Shell's new technology is called atmospheric fines drying, or AFD, which is designed to take oil sands tailings the consistency of motor oil and transform them into solid soil. Figuring out how to do that has become an urgent challenge for the industry, which has already produced tailings lakes that stretch over 170 square kilometres and must find ways to abide by new rules that demand they dry out some of the effluent so it can be planted into forests and wetlands.

Shell declined to answer questions on whether AFD will allow it to comply with those new rules.

But it expects the new process will allow it to better confront a key industry problem. So-called "mature fine tailings" are a product of the oil sands extraction process that look like dirty yogurt and contain water mixed with extremely fine clay particles. Those tailings, in their natural state, will remain for decades in a thick cloudy suspension that can't be released into the environment.

Shell's AFD process, which cost the company $30-million to develop, can turn them from yogurt into dirt in weeks.

After years of testing, the company started operating its first commercial plant last Friday.

The plant adds a chemical to the tailings, called a flocculant, that helps to thicken them into a sludge. It then sprays the sludge onto the sides of a 30-hectare sloping pit, where water drips from the tailings and leaves behind a solid substance that looks a bit like wet sand. Shell said the technological breakthroughs lie both in the flocculant it is using, and the process of placing down the sludge in such a way that water efficiently drains away.

Shell compared drying tailings with drying laundry; AFD is somewhat akin to laying clothes out on a hillside. The plant is expected to dry out 250,000 tonnes of tailings by year's end. If it's successful, more similar plants could be built in the future.

Despite promising to openly share data, Shell declined to discuss many aspects of AFD's performance. It would only say, for example, that the new plant will process somewhere between 1 and 20 per cent of the company's mature fine tailings. It did not describe the costs of operating the technology, nor did it say how much it could reduce its tailings pond needs.

AFD is not a "silver bullet," said John Abbott, Shell executive vice-president of heavy oil, but will instead serve as one of a portfolio of solutions. The company hopes this commercial plant will provide more answers as to the effectiveness of AFD.

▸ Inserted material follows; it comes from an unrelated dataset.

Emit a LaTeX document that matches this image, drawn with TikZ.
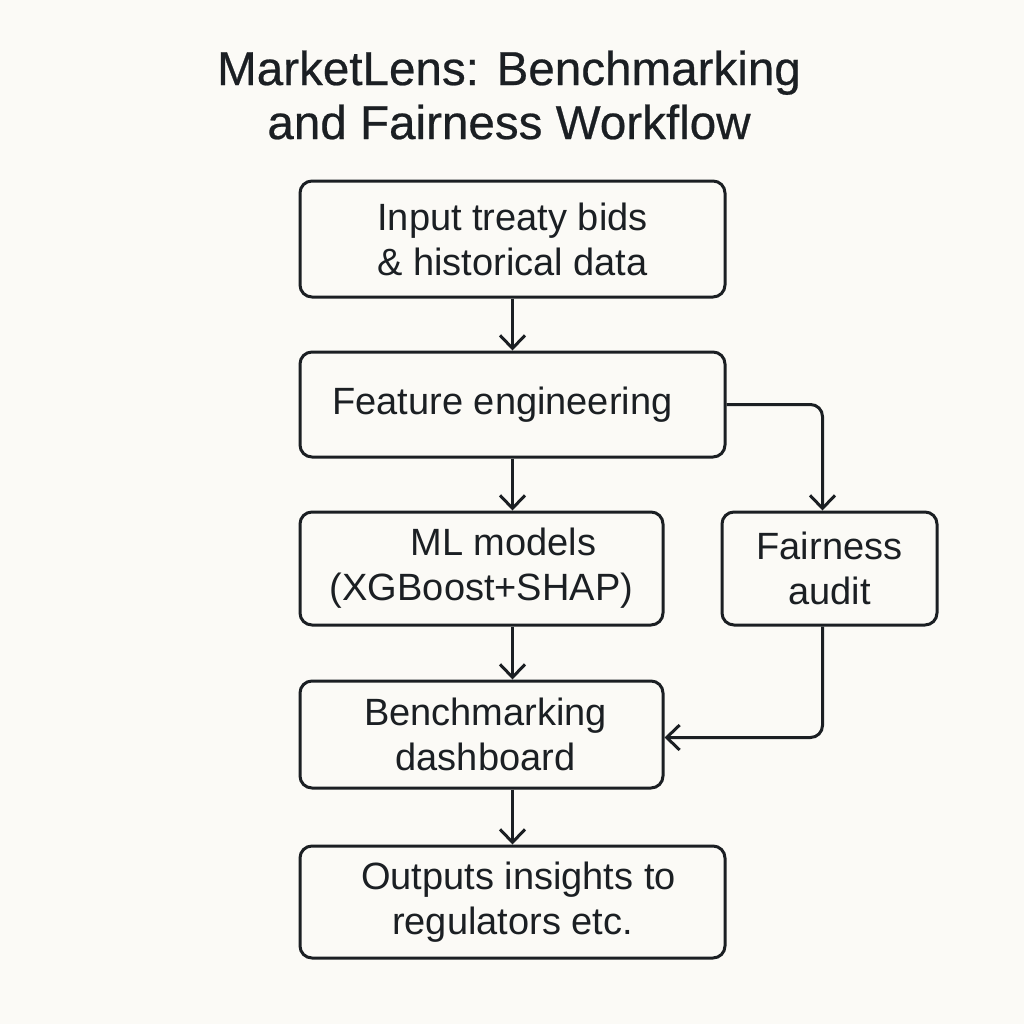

If it works, the new approach to tailings could mute some of the environmental criticism directed at the industry, whose effluent is laced with heavy metals and other dangerous pollutants, and whose tailings ponds are an ugly reminder of the oil sands' environmental toll.

But environmental critics took Shell's vague explanations as a sign that the company may not be completely certain of its new process. Suncor Energy Inc., by contrast, has said its own new drying technology will both reduce its tailings pond requirements and save it money.

"It illustrates the fact that [Shell]is not feeling comfortable with laying out benchmarks they would later be held to," said Dan Woynillowicz, spokesman for the Pembina Institute, an environmental advocacy group. "That could be indicative of not necessarily having a solid confidence in terms of what level of performance could be achieved."

Suncor is the only company pledging to meet the requirements of Alberta's Directive 74, which requires oil sands companies to dry out 50 per cent of their fine tailings by 2013. Imperial Oil Ltd. was recently granted approval for a cleanup plan that won't comply with those rules until 2018; Shell's plan has not yet been approved.